Write out each line exactly as given. Leave the pictures out of your copy.

┄┄┄┄┄┄

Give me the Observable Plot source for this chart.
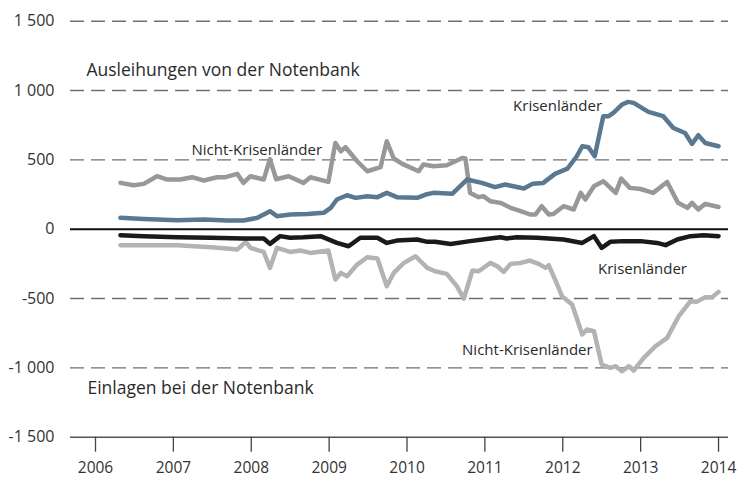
<!DOCTYPE html>
<html><head><meta charset="utf-8">
<script src="https://cdn.jsdelivr.net/npm/d3@7"></script>
<script src="https://cdn.jsdelivr.net/npm/@observablehq/plot@0.6"></script>
<style>body{margin:0;background:#fff;} #chart svg{display:block;}</style>
</head><body><div id="chart"></div>
<script>
// Tick labels
const yearTicks = [2006, 2007, 2008, 2009, 2010, 2011, 2012, 2013, 2014];
const yTicks = [-1500, -1000, -500, 0, 500, 1000, 1500];

// Ausleihungen von der Notenbank – Nicht-Krisenländer
const nkLoanX = [2006.32,2006.49,2006.62,2006.79,2006.92,2007.09,2007.24,2007.39,2007.56,2007.67,2007.82,2007.90,2007.99,2008.16,2008.24,2008.32,2008.48,2008.67,2008.76,2008.99,2009.08,2009.15,2009.21,2009.36,2009.49,2009.66,2009.74,2009.83,2009.94,2010.15,2010.21,2010.34,2010.51,2010.62,2010.71,2010.75,2010.81,2010.92,2010.98,2011.07,2011.20,2011.33,2011.46,2011.58,2011.65,2011.73,2011.82,2011.88,2012.01,2012.14,2012.23,2012.29,2012.40,2012.52,2012.68,2012.75,2012.86,2013.00,2013.16,2013.34,2013.48,2013.60,2013.66,2013.74,2013.83,2014.00];
const nkLoanY = [334,317,327,382,358,358,375,351,375,375,399,334,382,358,505,360,382,334,375,341,622,562,591,490,418,447,634,510,471,418,466,454,461,490,514,510,262,231,238,202,190,154,130,106,106,166,106,110,166,142,262,214,310,346,262,365,298,290,262,341,190,154,190,142,183,160];

// Ausleihungen von der Notenbank – Krisenländer
const kLoanX = [2006.32,2006.62,2007.05,2007.39,2007.69,2007.90,2008.08,2008.24,2008.33,2008.50,2008.72,2008.93,2009.02,2009.10,2009.23,2009.34,2009.49,2009.62,2009.74,2009.87,2010.13,2010.24,2010.34,2010.58,2010.77,2010.96,2011.13,2011.26,2011.50,2011.61,2011.75,2011.90,2012.06,2012.18,2012.25,2012.33,2012.41,2012.52,2012.59,2012.65,2012.76,2012.84,2012.91,2013.10,2013.29,2013.42,2013.57,2013.66,2013.74,2013.83,2014.00];
const kLoanY = [82,74,65,70,63,63,82,130,94,106,110,118,154,214,245,226,238,231,262,231,226,250,262,255,358,334,303,322,293,327,334,399,437,526,598,591,526,815,815,839,899,918,911,846,815,730,694,615,678,622,598];

// Einlagen bei der Notenbank – Krisenländer
const kDepX = [2006.32,2006.62,2007.05,2007.48,2007.90,2008.16,2008.24,2008.37,2008.50,2008.67,2008.89,2009.10,2009.25,2009.40,2009.62,2009.74,2009.87,2010.13,2010.26,2010.36,2010.56,2010.81,2011.07,2011.20,2011.28,2011.41,2011.67,2012.01,2012.25,2012.40,2012.50,2012.61,2012.78,2013.00,2013.21,2013.32,2013.47,2013.64,2013.81,2014.00];
const kDepY = [-43,-50,-58,-62,-67,-67,-106,-50,-62,-58,-50,-99,-123,-62,-62,-99,-82,-74,-91,-91,-106,-86,-67,-58,-67,-58,-62,-74,-99,-50,-135,-91,-86,-86,-99,-115,-74,-50,-43,-50];

// Einlagen bei der Notenbank – Nicht-Krisenländer
const nkDepX = [2006.32,2006.62,2007.05,2007.48,2007.69,2007.82,2007.93,2007.99,2008.16,2008.24,2008.33,2008.50,2008.63,2008.76,2008.99,2009.08,2009.15,2009.23,2009.36,2009.49,2009.62,2009.74,2009.83,2009.96,2010.11,2010.26,2010.36,2010.51,2010.64,2010.73,2010.84,2010.92,2011.01,2011.07,2011.16,2011.24,2011.33,2011.46,2011.58,2011.69,2011.78,2011.82,2011.91,2011.99,2012.12,2012.25,2012.31,2012.40,2012.50,2012.61,2012.68,2012.76,2012.85,2012.91,2013.04,2013.19,2013.34,2013.49,2013.64,2013.72,2013.83,2013.92,2014.00];
const nkDepY = [-115,-115,-115,-130,-139,-147,-91,-135,-164,-279,-135,-164,-154,-171,-154,-363,-315,-339,-255,-202,-211,-411,-315,-243,-195,-279,-303,-322,-411,-500,-298,-303,-267,-243,-267,-308,-250,-243,-226,-250,-279,-260,-375,-483,-543,-759,-723,-735,-976,-1000,-988,-1024,-988,-1019,-928,-844,-784,-627,-519,-524,-490,-490,-452];

// Text labels
const sectionLabels = ["Ausleihungen von der Notenbank", "Einlagen bei der Notenbank"];
const sectionX = [2005.884, 2005.897];
const sectionY = [1142, -1147];
const seriesLabels = ["Nicht-Krisenländer", "Krisenländer", "Krisenländer", "Nicht-Krisenländer"];
const seriesLabelX = [2007.232, 2011.362, 2012.453, 2010.707];
const seriesLabelY = [573, 890, -287, -876];

const toRows = (xs, ys) => xs.map((x, i) => ({x, y: ys[i]}));
const fmt = d => {
  const s = Math.abs(d) >= 1000 ? (Math.floor(Math.abs(d)/1000) + " " + String(Math.abs(d) % 1000).padStart(3, "0")) : String(Math.abs(d));
  return (d < 0 ? "-" : "") + s;
};
const sections = sectionLabels.map((t, i) => ({t, x: sectionX[i], y: sectionY[i]}));
const seriesTxt = seriesLabels.map((t, i) => ({t, x: seriesLabelX[i], y: seriesLabelY[i]}));

const lineStyle = {x: "x", y: "y", strokeWidth: 4.5, strokeLinejoin: "round", strokeLinecap: "round"};

const chart = Plot.plot({
  width: 740, height: 479,
  marginLeft: 70, marginRight: 12, marginTop: 20.7, marginBottom: 42.3,
  style: {fontFamily: "'Open Sans', sans-serif", fontSize: "16px", color: "#333", background: "#fff", overflow: "visible"},
  x: {domain: [2005.679, 2014.128]},
  y: {domain: [-1500, 1500]},
  marks: [
    Plot.ruleY([1500, 1000, 500, -500, -1000], {stroke: "#6f6f6f", strokeWidth: 1.4, strokeDasharray: "14,7"}),
    Plot.ruleY([-1500], {stroke: "#555", strokeWidth: 1.5}),
    Plot.axisX({ticks: yearTicks, tickSize: 15, tickPadding: 10, stroke: "#444", strokeWidth: 1.3, fontSize: 15.5, tickFormat: d => String(d), label: null}),
    Plot.axisY({ticks: yTicks, tickSize: 0, tickPadding: 16, fontSize: 16, tickFormat: fmt, label: null}),
    Plot.line(toRows(nkDepX, nkDepY), {...lineStyle, stroke: "#b3b3b5"}),
    Plot.line(toRows(kDepX, kDepY), {...lineStyle, stroke: "#1a1a1a"}),
    Plot.ruleY([0], {stroke: "#111", strokeWidth: 2}),
    Plot.line(toRows(nkLoanX, nkLoanY), {...lineStyle, stroke: "#98989b"}),
    Plot.line(toRows(kLoanX, kLoanY), {...lineStyle, stroke: "#5b7891"}),
    Plot.text(sections, {x: "x", y: "y", text: "t", textAnchor: "start", fontSize: 17.5, fill: "#2a2a2a"}),
    Plot.text(seriesTxt, {x: "x", y: "y", text: "t", textAnchor: "start", fontSize: 15, fill: "#2a2a2a"})
  ]
});
document.getElementById("chart").appendChild(chart);
</script>
</body></html>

┄┄┄┄┄┄

-- REPLY --
Give me the Observable Plot source for this chart.
<!DOCTYPE html>
<html><head><meta charset="utf-8">
<script src="https://cdn.jsdelivr.net/npm/d3@7"></script>
<script src="https://cdn.jsdelivr.net/npm/@observablehq/plot@0.6"></script>
<style>body{margin:0;background:#fff;} #chart svg{display:block;}</style>
</head><body><div id="chart"></div>
<script>
// Tick labels
const yearTicks = [2006, 2007, 2008, 2009, 2010, 2011, 2012, 2013, 2014];
const yTicks = [-1500, -1000, -500, 0, 500, 1000, 1500];

// Ausleihungen von der Notenbank – Nicht-Krisenländer
const nkLoanX = [2006.32,2006.49,2006.62,2006.79,2006.92,2007.09,2007.24,2007.39,2007.56,2007.67,2007.82,2007.90,2007.99,2008.16,2008.24,2008.32,2008.48,2008.67,2008.76,2008.99,2009.08,2009.15,2009.21,2009.36,2009.49,2009.66,2009.74,2009.83,2009.94,2010.15,2010.21,2010.34,2010.51,2010.62,2010.71,2010.75,2010.81,2010.92,2010.98,2011.07,2011.20,2011.33,2011.46,2011.58,2011.65,2011.73,2011.82,2011.88,2012.01,2012.14,2012.23,2012.29,2012.40,2012.52,2012.68,2012.75,2012.86,2013.00,2013.16,2013.34,2013.48,2013.60,2013.66,2013.74,2013.83,2014.00];
const nkLoanY = [334,317,327,382,358,358,375,351,375,375,399,334,382,358,505,360,382,334,375,341,622,562,591,490,418,447,634,510,471,418,466,454,461,490,514,510,262,231,238,202,190,154,130,106,106,166,106,110,166,142,262,214,310,346,262,365,298,290,262,341,190,154,190,142,183,160];

// Ausleihungen von der Notenbank – Krisenländer
const kLoanX = [2006.32,2006.62,2007.05,2007.39,2007.69,2007.90,2008.08,2008.24,2008.33,2008.50,2008.72,2008.93,2009.02,2009.10,2009.23,2009.34,2009.49,2009.62,2009.74,2009.87,2010.13,2010.24,2010.34,2010.58,2010.77,2010.96,2011.13,2011.26,2011.50,2011.61,2011.75,2011.90,2012.06,2012.18,2012.25,2012.33,2012.41,2012.52,2012.59,2012.65,2012.76,2012.84,2012.91,2013.10,2013.29,2013.42,2013.57,2013.66,2013.74,2013.83,2014.00];
const kLoanY = [82,74,65,70,63,63,82,130,94,106,110,118,154,214,245,226,238,231,262,231,226,250,262,255,358,334,303,322,293,327,334,399,437,526,598,591,526,815,815,839,899,918,911,846,815,730,694,615,678,622,598];

// Einlagen bei der Notenbank – Krisenländer
const kDepX = [2006.32,2006.62,2007.05,2007.48,2007.90,2008.16,2008.24,2008.37,2008.50,2008.67,2008.89,2009.10,2009.25,2009.40,2009.62,2009.74,2009.87,2010.13,2010.26,2010.36,2010.56,2010.81,2011.07,2011.20,2011.28,2011.41,2011.67,2012.01,2012.25,2012.40,2012.50,2012.61,2012.78,2013.00,2013.21,2013.32,2013.47,2013.64,2013.81,2014.00];
const kDepY = [-43,-50,-58,-62,-67,-67,-106,-50,-62,-58,-50,-99,-123,-62,-62,-99,-82,-74,-91,-91,-106,-86,-67,-58,-67,-58,-62,-74,-99,-50,-135,-91,-86,-86,-99,-115,-74,-50,-43,-50];

// Einlagen bei der Notenbank – Nicht-Krisenländer
const nkDepX = [2006.32,2006.62,2007.05,2007.48,2007.69,2007.82,2007.93,2007.99,2008.16,2008.24,2008.33,2008.50,2008.63,2008.76,2008.99,2009.08,2009.15,2009.23,2009.36,2009.49,2009.62,2009.74,2009.83,2009.96,2010.11,2010.26,2010.36,2010.51,2010.64,2010.73,2010.84,2010.92,2011.01,2011.07,2011.16,2011.24,2011.33,2011.46,2011.58,2011.69,2011.78,2011.82,2011.91,2011.99,2012.12,2012.25,2012.31,2012.40,2012.50,2012.61,2012.68,2012.76,2012.85,2012.91,2013.04,2013.19,2013.34,2013.49,2013.64,2013.72,2013.83,2013.92,2014.00];
const nkDepY = [-115,-115,-115,-130,-139,-147,-91,-135,-164,-279,-135,-164,-154,-171,-154,-363,-315,-339,-255,-202,-211,-411,-315,-243,-195,-279,-303,-322,-411,-500,-298,-303,-267,-243,-267,-308,-250,-243,-226,-250,-279,-260,-375,-483,-543,-759,-723,-735,-976,-1000,-988,-1024,-988,-1019,-928,-844,-784,-627,-519,-524,-490,-490,-452];

// Text labels
const sectionLabels = ["Ausleihungen von der Notenbank", "Einlagen bei der Notenbank"];
const sectionX = [2005.884, 2005.897];
const sectionY = [1142, -1147];
const seriesLabels = ["Nicht-Krisenländer", "Krisenländer", "Krisenländer", "Nicht-Krisenländer"];
const seriesLabelX = [2007.232, 2011.362, 2012.453, 2010.707];
const seriesLabelY = [573, 890, -287, -876];

const toRows = (xs, ys) => xs.map((x, i) => ({x, y: ys[i]}));
const fmt = d => {
  const s = Math.abs(d) >= 1000 ? (Math.floor(Math.abs(d)/1000) + " " + String(Math.abs(d) % 1000).padStart(3, "0")) : String(Math.abs(d));
  return (d < 0 ? "-" : "") + s;
};
const sections = sectionLabels.map((t, i) => ({t, x: sectionX[i], y: sectionY[i]}));
const seriesTxt = seriesLabels.map((t, i) => ({t, x: seriesLabelX[i], y: seriesLabelY[i]}));

const lineStyle = {x: "x", y: "y", strokeWidth: 4.5, strokeLinejoin: "round", strokeLinecap: "round"};

const chart = Plot.plot({
  width: 740, height: 479,
  marginLeft: 70, marginRight: 12, marginTop: 20.7, marginBottom: 42.3,
  style: {fontFamily: "'Open Sans', sans-serif", fontSize: "16px", color: "#333", background: "#fff", overflow: "visible"},
  x: {domain: [2005.679, 2014.128]},
  y: {domain: [-1500, 1500]},
  marks: [
    Plot.ruleY([1500, 1000, 500, -500, -1000], {stroke: "#6f6f6f", strokeWidth: 1.4, strokeDasharray: "14,7"}),
    Plot.ruleY([-1500], {stroke: "#555", strokeWidth: 1.5}),
    Plot.axisX({ticks: yearTicks, tickSize: 15, tickPadding: 10, stroke: "#444", strokeWidth: 1.3, fontSize: 15.5, tickFormat: d => String(d), label: null}),
    Plot.axisY({ticks: yTicks, tickSize: 0, tickPadding: 16, fontSize: 16, tickFormat: fmt, label: null}),
    Plot.line(toRows(nkDepX, nkDepY), {...lineStyle, stroke: "#b3b3b5"}),
    Plot.line(toRows(kDepX, kDepY), {...lineStyle, stroke: "#1a1a1a"}),
    Plot.ruleY([0], {stroke: "#111", strokeWidth: 2}),
    Plot.line(toRows(nkLoanX, nkLoanY), {...lineStyle, stroke: "#98989b"}),
    Plot.line(toRows(kLoanX, kLoanY), {...lineStyle, stroke: "#5b7891"}),
    Plot.text(sections, {x: "x", y: "y", text: "t", textAnchor: "start", fontSize: 17.5, fill: "#2a2a2a"}),
    Plot.text(seriesTxt, {x: "x", y: "y", text: "t", textAnchor: "start", fontSize: 15, fill: "#2a2a2a"})
  ]
});
document.getElementById("chart").appendChild(chart);
</script>
</body></html>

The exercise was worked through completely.